Now the Dearborn police are drawn across the roadway but the great press of marchers, extending for blocks behind the Dearborn boundary and unconscious of the armed police there, push ahead and thrust those leading through the line of police. Hundreds of Ford gangsters, the Ford servicemen under command of Ford’s Harry Bennett, protected by fences, from behind buildings, send a deadly fire into the ranks of the marching men as they approach the plant with their plan for re-employment. Bonosky writes:
“Then came the bullets. They whistled past Bill’s ears, and he remembered his days in the trenches in France, and shuddered…men and women fell before him as though suddenly broken. Young James Ashford, his FREE THE SCOTTSBORO BOYS tumbling, pitched to the ground with a bullet in his leg. In front Joe York fell. Some ran screaming with blood flowing from wounds in chest and shoulders; others writhed on the ground, staring at the bones of their shattered legs.
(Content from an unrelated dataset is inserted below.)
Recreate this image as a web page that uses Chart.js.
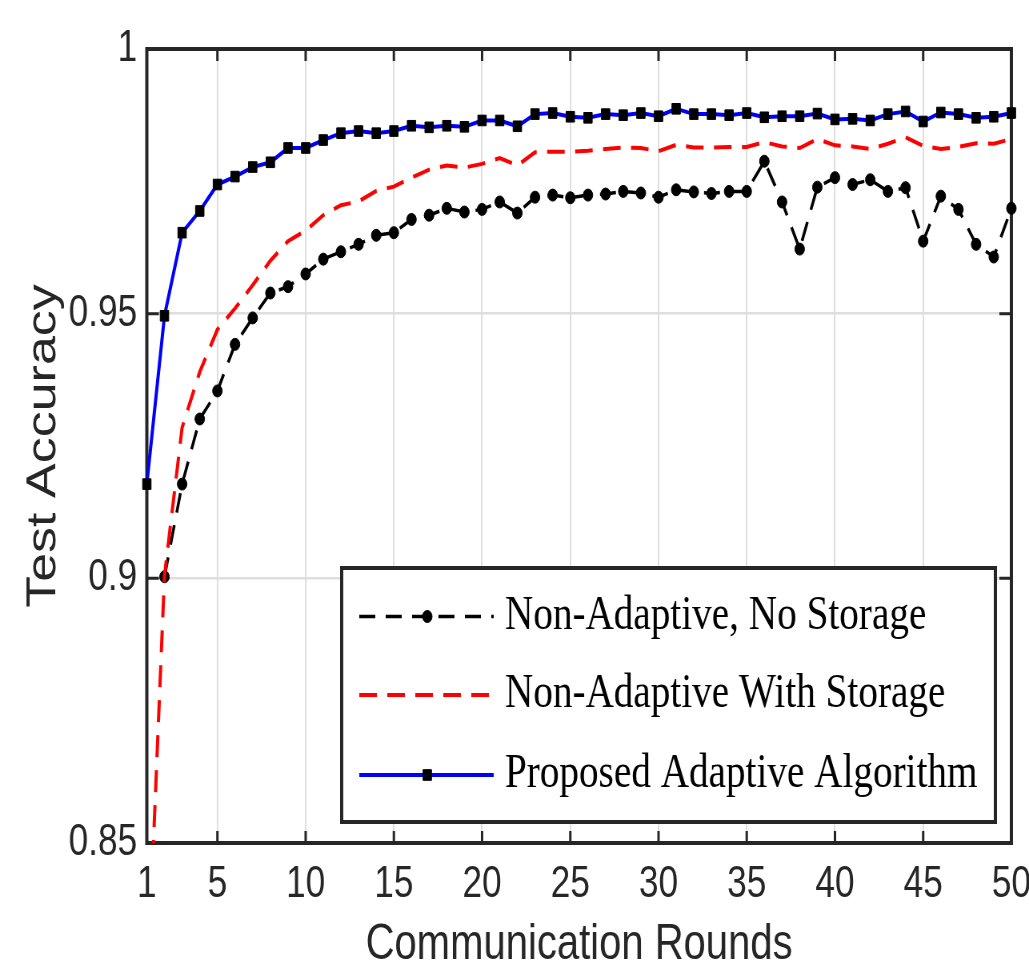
<!DOCTYPE html>
<html>
<head>
<meta charset="utf-8">
<script src="https://cdn.jsdelivr.net/npm/chart.js@4/dist/chart.umd.min.js"></script>
<style>
  body { margin: 0; background: #fff; }
</style>
</head>
<body>
<!-- the figure is drawn wide then squeezed sideways, like the original export -->
<canvas id="grafico" width="1286" height="973" style="display:block;width:1029px;height:973px"></canvas>
<script>
let rondas = [1, 2, 3, 4, 5, 6, 7, 8, 9, 10, 11, 12, 13, 14, 15, 16, 17, 18, 19, 20,
  21, 22, 23, 24, 25, 26, 27, 28, 29, 30, 31, 32, 33, 34, 35, 36, 37, 38, 39, 40,
  41, 42, 43, 44, 45, 46, 47, 48, 49, 50];

let sinAlmacen = [null, 0.9003, 0.9178, 0.9301, 0.9354, 0.9442, 0.9492, 0.9539, 0.9551, 0.9575,
  0.9603, 0.9617, 0.9631, 0.9648, 0.9653, 0.9678, 0.9686, 0.9699, 0.9692, 0.9697,
  0.9711, 0.9690, 0.9720, 0.9724, 0.9719, 0.9724, 0.9726, 0.9731, 0.9728, 0.9720,
  0.9734, 0.9730, 0.9727, 0.9731, 0.9731, 0.9788, 0.9711, 0.9622, 0.9739, 0.9757,
  0.9744, 0.9753, 0.9731, 0.9738, 0.9637, 0.9722, 0.9697, 0.9631, 0.9607, 0.9699];

let conAlmacen = [0.820, 0.9005, 0.9285, 0.9390, 0.9470, 0.9510, 0.9554, 0.9600, 0.9637, 0.9657,
  0.9686, 0.9705, 0.9712, 0.9732, 0.9740, 0.9757, 0.9772, 0.9780, 0.9776, 0.9783,
  0.9794, 0.9780, 0.9805, 0.9806, 0.9806, 0.9808, 0.9811, 0.9814, 0.9813, 0.9807,
  0.9819, 0.9814, 0.9814, 0.9815, 0.9815, 0.9824, 0.9816, 0.9813, 0.9830, 0.9818,
  0.9816, 0.9811, 0.9821, 0.9833, 0.9817, 0.9811, 0.9815, 0.9822, 0.9821, 0.9830];

let adaptativo = [0.9178, 0.9496, 0.9653, 0.9694, 0.9744, 0.9759, 0.9777, 0.9786, 0.9813, 0.9813,
  0.9828, 0.9841, 0.9845, 0.9841, 0.9845, 0.9855, 0.9852, 0.9855, 0.9853, 0.9865,
  0.9865, 0.9854, 0.9877, 0.9879, 0.9872, 0.9870, 0.9877, 0.9875, 0.9879, 0.9873,
  0.9887, 0.9877, 0.9877, 0.9875, 0.9879, 0.9871, 0.9873, 0.9873, 0.9878, 0.9867,
  0.9868, 0.9865, 0.9877, 0.9882, 0.9863, 0.9880, 0.9877, 0.9870, 0.9872, 0.9879];

let ticksX = [1, 5, 10, 15, 20, 25, 30, 35, 40, 45, 50];
let ticksY = [0.85, 0.9, 0.95, 1];

let nombres = ["Non-Adaptive, No Storage", "Non-Adaptive With Storage", "Proposed Adaptive Algorithm"];

const gris = "#262626";

// marco tipo matlab, con marcas hacia adentro en los cuatro lados
const marco = {
  id: "marco",
  beforeDatasetsDraw(chart) {
    let ctx = chart.ctx;
    let a = chart.chartArea;
    ctx.save();
    ctx.strokeStyle = gris;
    ctx.lineWidth = 4;
    ctx.strokeRect(a.left, a.top, a.right - a.left, a.bottom - a.top);
    ctx.lineWidth = 3;
    ctx.beginPath();
    ticksX.forEach((v) => {
      let px = chart.scales.x.getPixelForValue(v);
      ctx.moveTo(px, a.bottom); ctx.lineTo(px, a.bottom - 12);
      ctx.moveTo(px, a.top); ctx.lineTo(px, a.top + 12);
    });
    ticksY.forEach((v) => {
      let py = chart.scales.y.getPixelForValue(v);
      ctx.moveTo(a.left, py); ctx.lineTo(a.left + 15, py);
      ctx.moveTo(a.right, py); ctx.lineTo(a.right - 15, py);
    });
    ctx.stroke();
    ctx.restore();
  }
};

// leyenda dentro del area, con muestra de linea y marcador
const leyenda = {
  id: "leyenda",
  afterDraw(chart) {
    let ctx = chart.ctx;
    let a = chart.chartArea;
    let w = 817, h = 254;
    let x0 = a.right - 20 - w;
    let y0 = a.bottom - 21 - h;
    ctx.save();
    ctx.fillStyle = "#fff";
    ctx.fillRect(x0, y0, w, h);
    ctx.strokeStyle = gris;
    ctx.lineWidth = 4;
    ctx.strokeRect(x0, y0, w, h);
    let filas = [48.5, 127, 207];
    chart.data.datasets.forEach((ds, i) => {
      let y = y0 + filas[i];
      ctx.strokeStyle = ds.borderColor;
      ctx.lineWidth = ds.borderWidth;
      ctx.setLineDash(ds.borderDash || []);
      ctx.beginPath();
      ctx.moveTo(x0 + 22, y);
      ctx.lineTo(x0 + 190, y);
      ctx.stroke();
      ctx.setLineDash([]);
      if (ds.pointRadius > 0) {
        ctx.fillStyle = ds.pointBackgroundColor;
        ctx.strokeStyle = ds.pointBorderColor;
        ctx.lineWidth = ds.pointBorderWidth;
        Chart.helpers.drawPoint(ctx, { pointStyle: ds.pointStyle, radius: ds.pointRadius, borderWidth: ds.pointBorderWidth, rotation: 0 }, x0 + 107, y);
      }
      ctx.fillStyle = "#000";
      ctx.font = "49px 'Liberation Serif', 'Times New Roman', serif";
      ctx.textBaseline = "alphabetic";
      ctx.textAlign = "left";
      ctx.fillText(ds.label, x0 + 204, y + 12);
    });
    ctx.restore();
  }
};

let ctx = document.querySelector("#grafico");

let datasets = [
  {
    label: nombres[0],
    data: sinAlmacen,
    borderColor: "#000000",
    borderWidth: 3.5,
    borderDash: [20, 13],
    pointStyle: "circle",
    pointRadius: 6,
    pointBackgroundColor: "#000000",
    pointBorderColor: "#000000",
    pointBorderWidth: 1,
    clip: false,
    order: 3
  },
  {
    label: nombres[1],
    data: conAlmacen,
    borderColor: "#ff0000",
    borderWidth: 4,
    borderDash: [22, 13],
    pointRadius: 0,
    order: 2
  },
  {
    label: nombres[2],
    data: adaptativo,
    borderColor: "#0000ff",
    borderWidth: 4,
    pointStyle: "rect",
    pointRadius: 7.5,
    pointBackgroundColor: "#000000",
    pointBorderColor: "#000000",
    pointBorderWidth: 1,
    clip: false,
    order: 1
  }
];

Chart.defaults.font.family = "'Liberation Sans', Arial, sans-serif";
Chart.defaults.color = gris;

let config = {
  type: "line",
  data: { labels: rondas, datasets },
  options: {
    responsive: false,
    devicePixelRatio: 1,
    animation: false,
    events: [],
    layout: { padding: { top: 49, right: 22, bottom: 0, left: 0 } },
    plugins: {
      legend: { display: false },
      tooltip: { enabled: false }
    },
    scales: {
      x: {
        type: "linear",
        min: 1,
        max: 50,
        afterBuildTicks: (s) => { s.ticks = ticksX.map((v) => ({ value: v })); },
        afterFit: (s) => { s.height = 130; s.paddingLeft = 0; s.paddingRight = 0; },
        ticks: { font: { size: 44 }, padding: 15, maxRotation: 0, autoSkip: false },
        grid: { color: "#dedede", lineWidth: 2, drawTicks: false },
        border: { display: false },
        title: { display: true, text: "Communication Rounds", font: { size: 50, lineHeight: 1 }, padding: { top: 0, bottom: 3 } }
      },
      y: {
        min: 0.85,
        max: 1,
        afterBuildTicks: (s) => { s.ticks = ticksY.map((v) => ({ value: v })); },
        afterFit: (s) => { s.width = 183.5; s.paddingTop = 0; s.paddingBottom = 0; },
        ticks: { font: { size: 44 }, padding: 12, callback: (v) => String(v) },
        grid: { color: "#dedede", lineWidth: 2.5, drawTicks: false },
        border: { display: false },
        title: { display: true, text: "Test Accuracy", font: { size: 52, lineHeight: 1 }, padding: { top: 29, bottom: 0 } }
      }
    }
  },
  plugins: [marco, leyenda]
};

let myChart = new Chart(ctx, config);
</script>
</body>
</html>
The marchers fell back; but again, the incredible courage of them surged up. They picked up their wounded—there were almost 60—these men and women who had never seen wounded before; but they did not run in panic. Blood soaked the road.… A machine gun, inside the gates, sent out a roar of death…. More marchers fell. Their shocked faces were thrown to the sky and they collapsed on the ground, holding their empty defenseless hands to their bleeding stomachs. Three more lay dead; Joe Bussell, Coleman Leny, and Joe DeBlasio. Twenty-three others lay seriously wounded.”
That was the Ford massacre. But it was too late to stop the American people with bullets.